The traditions and heritage of these centers of higher learning were later carried on to schools such as Iran's Nizamiyya, and Baghdad's House of Wisdom, during the Islamic era.
Some scholars have suggested that the establishment of the Nizamiyya madrasas was in fact an attempt to thwart the growing influence of another group of Muslims, the Ismailis, in the region.
Indeed, Nizam al-Mulk devoted a significant section in his famous Books of Politics (Siyāsatnāma) to refuting the Ismaili doctrines.
[4] The most famous and celebrated of all the nizamiyyah schools was Al-Nizamiyya of Baghdad (established 1065), where Khwaja Nizam al-Mulk appointed the distinguished philosopher and theologian, al-Ghazali, as a professor.
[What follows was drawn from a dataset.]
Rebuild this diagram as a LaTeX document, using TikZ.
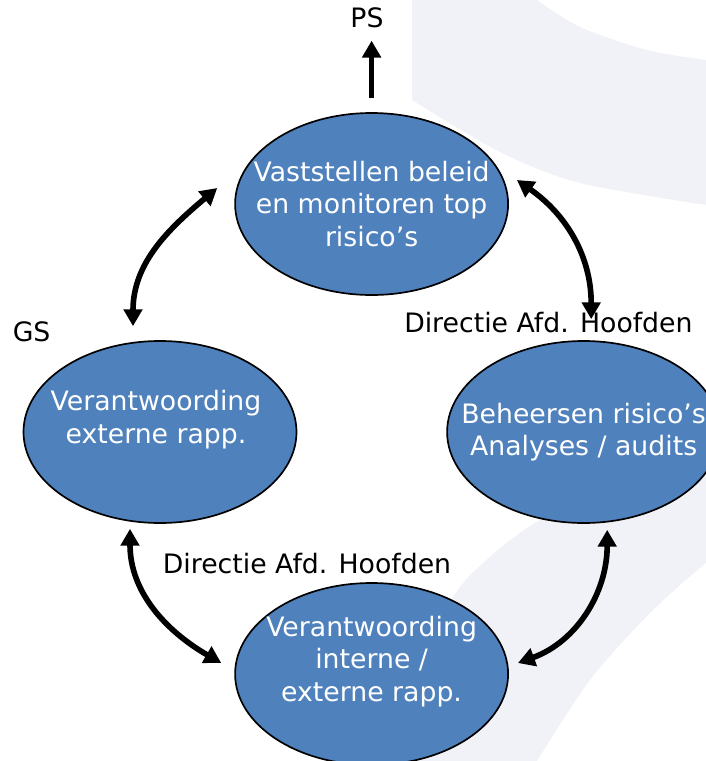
\documentclass[tikz,border=0pt]{standalone}
\usepackage{fontspec}
\setmainfont{DejaVu Sans}
\usetikzlibrary{arrows.meta, shapes.geometric}
\definecolor{phaseblue}{HTML}{4F81BD}
\definecolor{watermark}{RGB}{241,242,248}

\begin{document}
\begin{tikzpicture}[
  phase/.style={ellipse, draw=black, line width=1.2pt, fill=phaseblue, minimum width=6.825cm, minimum height=4.55cm, inner sep=0pt},
  phasetext/.style={text=white, align=center, font=\fontsize{19}{22.8}\selectfont},
  actor/.style={anchor=base, inner sep=0pt, font=\fontsize{19}{22.8}\selectfont},
  flowarrow/.style={line width=4pt, {Triangle[length=12pt,width=13pt]}-{Triangle[length=12pt,width=13pt]}},
]
\useasboundingbox (0,0) rectangle (17.65,-19.025);
\clip (0,0) rectangle (17.65,-19.025);

% Background watermark
\fill[watermark] (10.3,0.2) -- (13.425,0.2)
  -- plot[smooth] coordinates {(13.425,0) (14.5,-0.675) (16.175,-1.25) (17.65,-1.5) (18.5,-1.6)}
  -- (18.5,-5.2)
  -- plot[smooth] coordinates {(17.65,-5.125) (14.5,-4.575) (12.5,-3.8) (10.3,-2.5)}
  -- cycle;
\fill[watermark] plot[smooth] coordinates {(18.5,-11.4) (17.65,-11.625) (15.5,-12.25) (13.5,-13.0) (12.075,-14.075) (11.25,-15.075) (10.25,-17.5) (9.75,-19.5)}
  -- (13.3,-19.5)
  -- plot[smooth] coordinates {(13.425,-19.025) (14.75,-17.0) (16.25,-15.325) (17.65,-14.075) (18.5,-13.5)}
  -- cycle;

% Phases
\node[phase] (top) at (9.29, -5.1) {};
\node[phase] (left) at (4.0, -10.8) {};
\node[phase] (right) at (14.59, -10.8) {};
\node[phase] (bottom) at (9.29, -16.85) {};

\node[phasetext] (toptext) at (top) {Vaststellen beleid\\en monitoren top\\risico’s};
\node[phasetext] (lefttext) at ([xshift=-0.1cm, yshift=0.31cm]left) {Verantwoording\\externe rapp.};
\node[phasetext] (righttext) at (right) {Beheersen risico’s\\Analyses / audits};
\node[phasetext] (bottomtext) at ([yshift=0.31cm]bottom) {Verantwoording\\interne /\\externe rapp.};

% Actors
\node[actor] (ps) at (9.175, -0.7) {PS};
\node[actor] (gs) at (0.79, -8.525) {GS};
\node[actor] (dirright) at (13.71, -8.3) {Directie Afd. Hoofden};
\node[actor] (dirbottom) at (7.675, -14.325) {Directie Afd. Hoofden};

% Arrows
\draw[line width=4pt, -{Triangle[length=12pt,width=13pt]}, shorten <=0.35cm, shorten >=0.3cm] (top.north) -- (top.north |- ps.south);
\draw[flowarrow] ([xshift=-0.675cm, yshift=0.35cm]left.north) to[out=90, in=220] ([xshift=-0.425cm, yshift=0.4cm]top.west);
\draw[flowarrow] ([xshift=0.19cm, yshift=0.525cm]right.north) to[out=90, in=-35] ([xshift=0.2cm, yshift=0.6cm]top.east);
\draw[flowarrow] ([xshift=-0.75cm, yshift=-0.125cm]left.south) to[out=-90, in=150] ([xshift=-0.325cm, yshift=0.275cm]bottom.west);
\draw[flowarrow] ([xshift=0.59cm, yshift=-0.15cm]right.south) to[out=-90, in=20] ([xshift=0.225cm, yshift=0.275cm]bottom.east);

\end{tikzpicture}
\end{document}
[5] The history of the establishment of western style academic universities in Iran (Persia) dates back to 1851 with the establishment of Darolfonoon – which was founded as a result of the efforts of the royal vizier Mirza Taghi Khan Amir Kabir, aimed at training and teaching Iranian experts in many fields of science and technology.
However, it was back in 1928 that Iran's first university, as we know it today, was proposed by an Iranian physicist, Mahmoud Hessaby.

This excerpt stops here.